> **AIM OF THE EXERCISE**
Print, word for word, the opening line of the data below and every line after it through the line that contains "markers = ['s', 'o', '^', 'v', 'D', '<', '>']", but not the pictures.
------------------------
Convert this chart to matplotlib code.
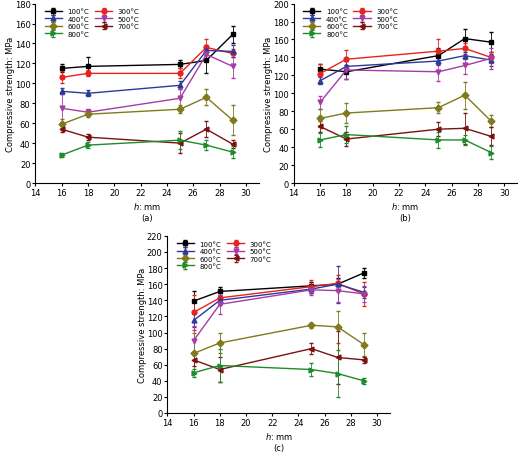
import matplotlib.pyplot as plt

h = [16, 18, 25, 27, 29]
temps = ['100°C', '300°C', '400°C', '500°C', '600°C', '700°C', '800°C']
colors = ['black', '#e8221e', '#2e3a9a', '#a63ca6', '#7f7a1e', '#7a1212', '#1e8c2a']
markers = ['s', 'o', '^', 'v', 'D', '<', '>']

# panel (a)
a_vals = [[115, 117, 119, 123, 149],
          [106, 110, 110, 136, 130],
          [92, 90, 98, 133, 132],
          [75, 71, 85, 129, 117],
          [59, 69, 74, 86, 63],
          [54, 46, 40, 54, 39],
          [28, 38, 43, 38, 31]]
a_err = [[4, 9, 4, 13, 9], [6, 3, 5, 8, 4], [3, 3, 4, 5, 6], [14, 3, 9, 5, 12],
         [5, 3, 4, 8, 15], [3, 3, 10, 8, 4], [2, 3, 9, 5, 6]]
# panel (b)
b_vals = [[127, 124, 142, 161, 157],
          [122, 138, 147, 150, 140],
          [114, 130, 136, 142, 137],
          [90, 126, 124, 131, 139],
          [72, 78, 84, 98, 69],
          [63, 49, 60, 61, 52],
          [48, 54, 48, 48, 34]]
b_err = [[6, 8, 8, 11, 11], [11, 10, 14, 6, 6], [4, 6, 5, 4, 7], [7, 10, 10, 9, 12],
         [10, 11, 6, 15, 7], [6, 8, 8, 17, 10], [8, 9, 9, 6, 7]]
# panel (c)
c_vals = [[139, 151, 158, 160, 174],
          [125, 143, 157, 161, 148],
          [115, 140, 154, 160, 150],
          [90, 135, 153, 152, 148],
          [74, 87, 109, 107, 85],
          [66, 54, 80, 69, 66],
          [50, 59, 54, 49, 40]]
c_err = [[12, 6, 5, 8, 6], [22, 8, 8, 10, 15], [8, 6, 5, 23, 7], [18, 12, 6, 14, 10],
         [25, 12, 3, 20, 14], [8, 15, 7, 33, 4], [5, 20, 8, 29, 4]]


def draw(ax, vals, errs, ymax, label):
    hs = []
    for v, e, c, m, t in zip(vals, errs, colors, markers, temps):
        hs.append(ax.errorbar(h, v, yerr=e, color=c, marker=m, markersize=3.5, lw=1,
                              elinewidth=0.6, capsize=1.5, ecolor=c, label=t))
    ax.set_xlim(14, 31)
    ax.set_xticks(range(14, 31, 2))
    ax.set_ylim(0, ymax)
    ax.set_yticks(range(0, ymax + 1, 20))
    ax.tick_params(labelsize=6, length=2, pad=1.5, direction='out')
    ax.set_ylabel('Compressive strength: MPa', fontsize=6, labelpad=0)
    ax.set_xlabel('$h$: mm\n' + label, fontsize=6, linespacing=1.4, labelpad=2)
    for s in ['top', 'right']:
        ax.spines[s].set_visible(False)
    # row-wise legend order
    order = [0, 2, 4, 6, 1, 3, 5]
    ax.legend([hs[i] for i in order], [temps[i] for i in order], ncol=2, fontsize=5,
              frameon=False, loc='upper left', handlelength=2.5, columnspacing=0.8,
              labelspacing=0.2, borderaxespad=0.3, bbox_to_anchor=(0.02, 1.0))


fig = plt.figure(figsize=(5.2, 4.6), dpi=100)
ax1 = fig.add_axes([0.068, 0.60, 0.43, 0.39])
ax2 = fig.add_axes([0.565, 0.60, 0.43, 0.39])
ax3 = fig.add_axes([0.322, 0.10, 0.428, 0.385])
draw(ax1, a_vals, a_err, 180, '(a)')
draw(ax2, b_vals, b_err, 200, '(b)')
draw(ax3, c_vals, c_err, 220, '(c)')
fig.savefig('out.png', dpi=100)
------------------------
> **RESPONSE TO THE EXERCISE**
Convert this chart to matplotlib code.
import matplotlib.pyplot as plt

h = [16, 18, 25, 27, 29]
temps = ['100°C', '300°C', '400°C', '500°C', '600°C', '700°C', '800°C']
colors = ['black', '#e8221e', '#2e3a9a', '#a63ca6', '#7f7a1e', '#7a1212', '#1e8c2a']
markers = ['s', 'o', '^', 'v', 'D', '<', '>']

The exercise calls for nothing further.